Twenty-One Pips, a newly opened Ardmore game café.

Think of Twenty-One Pips, a new Ardmore game café, as something like Farkle over flatbreads. Or Boggle with a burger. It’s a cozy nook to gather with friends, crack open a game board, order food, and play.

Twenty-One Pips — the number of dots on a die — features a sharable menu, conducive to noshing while stewing over a frustrating Scrabble rack of UZUQJXY. Or a greedy landlord unwilling to barter for ownership of Park Place.

Options include hummus, burgers, sausages, and small-plates like the crab-cheddar fries. Wrapping up a sweet game board victory with a sweet dessert can bring on an espresso semifreddo heaped with berries.

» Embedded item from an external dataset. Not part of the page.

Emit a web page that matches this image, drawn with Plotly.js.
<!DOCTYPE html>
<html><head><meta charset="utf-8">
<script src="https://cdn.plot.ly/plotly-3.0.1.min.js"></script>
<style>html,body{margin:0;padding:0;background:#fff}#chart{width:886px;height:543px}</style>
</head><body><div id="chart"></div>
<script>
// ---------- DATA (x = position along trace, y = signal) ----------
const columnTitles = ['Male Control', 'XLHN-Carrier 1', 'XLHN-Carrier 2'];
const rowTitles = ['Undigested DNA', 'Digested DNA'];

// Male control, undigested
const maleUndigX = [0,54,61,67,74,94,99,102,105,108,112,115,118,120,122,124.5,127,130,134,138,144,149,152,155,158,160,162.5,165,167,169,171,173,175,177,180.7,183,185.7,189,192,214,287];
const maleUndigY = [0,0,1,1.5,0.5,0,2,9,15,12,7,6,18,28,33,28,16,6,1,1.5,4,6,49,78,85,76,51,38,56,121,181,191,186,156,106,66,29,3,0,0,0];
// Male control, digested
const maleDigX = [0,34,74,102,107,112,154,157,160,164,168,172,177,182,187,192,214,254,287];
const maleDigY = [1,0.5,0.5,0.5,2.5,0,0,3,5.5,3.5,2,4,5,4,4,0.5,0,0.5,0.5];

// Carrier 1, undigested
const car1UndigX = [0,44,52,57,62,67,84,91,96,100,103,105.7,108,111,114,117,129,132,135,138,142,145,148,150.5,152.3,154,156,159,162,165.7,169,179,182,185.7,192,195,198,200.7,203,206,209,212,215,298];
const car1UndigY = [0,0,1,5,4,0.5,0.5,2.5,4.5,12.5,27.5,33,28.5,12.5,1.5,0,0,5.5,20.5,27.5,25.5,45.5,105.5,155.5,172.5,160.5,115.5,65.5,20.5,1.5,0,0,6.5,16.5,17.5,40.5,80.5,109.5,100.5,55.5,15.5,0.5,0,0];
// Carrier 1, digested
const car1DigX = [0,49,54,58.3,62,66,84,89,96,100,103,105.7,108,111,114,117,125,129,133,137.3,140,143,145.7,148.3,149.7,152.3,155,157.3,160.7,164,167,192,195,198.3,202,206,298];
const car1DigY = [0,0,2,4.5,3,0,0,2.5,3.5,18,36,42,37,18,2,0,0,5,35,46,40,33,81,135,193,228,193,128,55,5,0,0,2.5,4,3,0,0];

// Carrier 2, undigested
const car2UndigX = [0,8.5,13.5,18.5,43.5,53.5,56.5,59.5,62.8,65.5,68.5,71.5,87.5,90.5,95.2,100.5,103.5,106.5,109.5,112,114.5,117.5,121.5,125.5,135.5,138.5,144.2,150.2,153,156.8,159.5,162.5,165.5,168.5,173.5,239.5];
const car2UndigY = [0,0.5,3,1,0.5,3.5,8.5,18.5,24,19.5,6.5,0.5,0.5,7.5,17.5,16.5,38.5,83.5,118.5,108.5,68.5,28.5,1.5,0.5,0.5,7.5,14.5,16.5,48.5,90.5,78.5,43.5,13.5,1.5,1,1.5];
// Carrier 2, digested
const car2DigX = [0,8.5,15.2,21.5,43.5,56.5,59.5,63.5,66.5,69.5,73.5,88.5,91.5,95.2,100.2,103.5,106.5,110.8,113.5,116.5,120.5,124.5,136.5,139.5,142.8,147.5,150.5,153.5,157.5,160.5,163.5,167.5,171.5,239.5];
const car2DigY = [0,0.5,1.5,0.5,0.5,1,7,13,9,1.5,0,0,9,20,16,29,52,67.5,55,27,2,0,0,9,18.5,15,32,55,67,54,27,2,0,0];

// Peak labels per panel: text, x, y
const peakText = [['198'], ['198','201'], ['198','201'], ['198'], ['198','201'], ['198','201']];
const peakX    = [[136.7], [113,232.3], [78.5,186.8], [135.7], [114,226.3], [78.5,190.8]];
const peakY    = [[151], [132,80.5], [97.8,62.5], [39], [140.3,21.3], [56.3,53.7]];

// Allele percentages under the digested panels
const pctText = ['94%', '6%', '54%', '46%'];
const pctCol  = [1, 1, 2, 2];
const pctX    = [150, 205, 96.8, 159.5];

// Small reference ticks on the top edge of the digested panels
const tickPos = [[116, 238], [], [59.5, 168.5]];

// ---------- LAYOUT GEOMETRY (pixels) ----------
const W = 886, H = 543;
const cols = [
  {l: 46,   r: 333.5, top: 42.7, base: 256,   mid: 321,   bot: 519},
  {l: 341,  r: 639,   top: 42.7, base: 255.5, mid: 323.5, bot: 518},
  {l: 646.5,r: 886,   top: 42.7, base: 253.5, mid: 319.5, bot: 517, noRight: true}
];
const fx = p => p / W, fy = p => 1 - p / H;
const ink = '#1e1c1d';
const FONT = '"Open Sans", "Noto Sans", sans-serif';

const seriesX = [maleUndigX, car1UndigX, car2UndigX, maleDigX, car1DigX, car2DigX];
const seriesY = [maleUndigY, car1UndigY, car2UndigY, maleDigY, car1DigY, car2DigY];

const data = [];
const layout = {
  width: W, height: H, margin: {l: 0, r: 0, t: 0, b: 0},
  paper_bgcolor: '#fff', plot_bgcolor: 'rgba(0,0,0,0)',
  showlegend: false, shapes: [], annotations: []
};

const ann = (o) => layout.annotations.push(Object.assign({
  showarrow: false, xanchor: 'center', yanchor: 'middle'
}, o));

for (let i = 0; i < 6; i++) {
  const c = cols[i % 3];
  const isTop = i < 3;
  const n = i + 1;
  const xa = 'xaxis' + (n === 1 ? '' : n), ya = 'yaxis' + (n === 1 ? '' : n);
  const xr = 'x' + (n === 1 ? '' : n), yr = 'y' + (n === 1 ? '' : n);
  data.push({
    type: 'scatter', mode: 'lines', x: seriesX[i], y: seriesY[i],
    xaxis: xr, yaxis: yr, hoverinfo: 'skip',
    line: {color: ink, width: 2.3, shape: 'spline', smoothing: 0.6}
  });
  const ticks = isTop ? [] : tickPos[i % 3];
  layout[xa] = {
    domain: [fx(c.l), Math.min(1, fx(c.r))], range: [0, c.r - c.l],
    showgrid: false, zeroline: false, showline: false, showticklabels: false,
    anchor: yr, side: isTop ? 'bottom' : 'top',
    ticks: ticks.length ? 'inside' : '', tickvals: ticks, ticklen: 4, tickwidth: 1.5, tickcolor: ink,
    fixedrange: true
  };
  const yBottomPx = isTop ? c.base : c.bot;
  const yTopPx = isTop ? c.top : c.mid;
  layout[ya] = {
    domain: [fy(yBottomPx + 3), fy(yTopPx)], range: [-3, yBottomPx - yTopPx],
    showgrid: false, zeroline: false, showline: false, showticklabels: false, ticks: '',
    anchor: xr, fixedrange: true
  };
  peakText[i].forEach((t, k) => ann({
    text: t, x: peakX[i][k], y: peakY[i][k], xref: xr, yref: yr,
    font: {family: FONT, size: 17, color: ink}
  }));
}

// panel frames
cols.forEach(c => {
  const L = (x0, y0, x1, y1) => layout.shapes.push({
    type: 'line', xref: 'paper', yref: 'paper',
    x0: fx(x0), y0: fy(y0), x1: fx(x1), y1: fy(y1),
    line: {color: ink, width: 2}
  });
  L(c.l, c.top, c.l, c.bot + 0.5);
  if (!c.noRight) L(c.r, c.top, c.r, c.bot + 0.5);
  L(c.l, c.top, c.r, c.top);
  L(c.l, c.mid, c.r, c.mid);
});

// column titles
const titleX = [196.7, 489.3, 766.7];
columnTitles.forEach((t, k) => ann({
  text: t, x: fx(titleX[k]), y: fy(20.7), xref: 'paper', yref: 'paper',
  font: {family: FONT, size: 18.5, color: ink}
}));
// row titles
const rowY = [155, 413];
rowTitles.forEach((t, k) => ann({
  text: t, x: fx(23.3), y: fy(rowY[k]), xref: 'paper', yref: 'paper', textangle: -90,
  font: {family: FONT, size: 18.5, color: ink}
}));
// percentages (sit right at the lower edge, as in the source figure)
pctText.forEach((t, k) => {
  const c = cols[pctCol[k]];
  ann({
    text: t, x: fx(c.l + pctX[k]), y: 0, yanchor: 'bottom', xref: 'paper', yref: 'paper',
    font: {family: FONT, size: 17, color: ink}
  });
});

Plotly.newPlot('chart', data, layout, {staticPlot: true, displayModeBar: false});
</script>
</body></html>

A special food menu targets younger players. But the bar fare is clearly blocks them, according to the café’s official rules. It offers wine, whiskey, craft beers, and specialty drinks like the gin-based Professor Plum.

Customers interested only in eating need not play. But for patrons eager to take a spin, a “library pass” provides access to games from Azul to Zany Penguins. The $5 cost buys two hours of dice-rolling, card-picking, turn-taking competition.

The interior design is particularly playful, with classic game icons woven throughout the visuals.

And for patrons who find board games boring, Twenty-One Pips has two vintage Skee-Ball machines, a 3-D Atari Pong table, and a retro arcade video game library.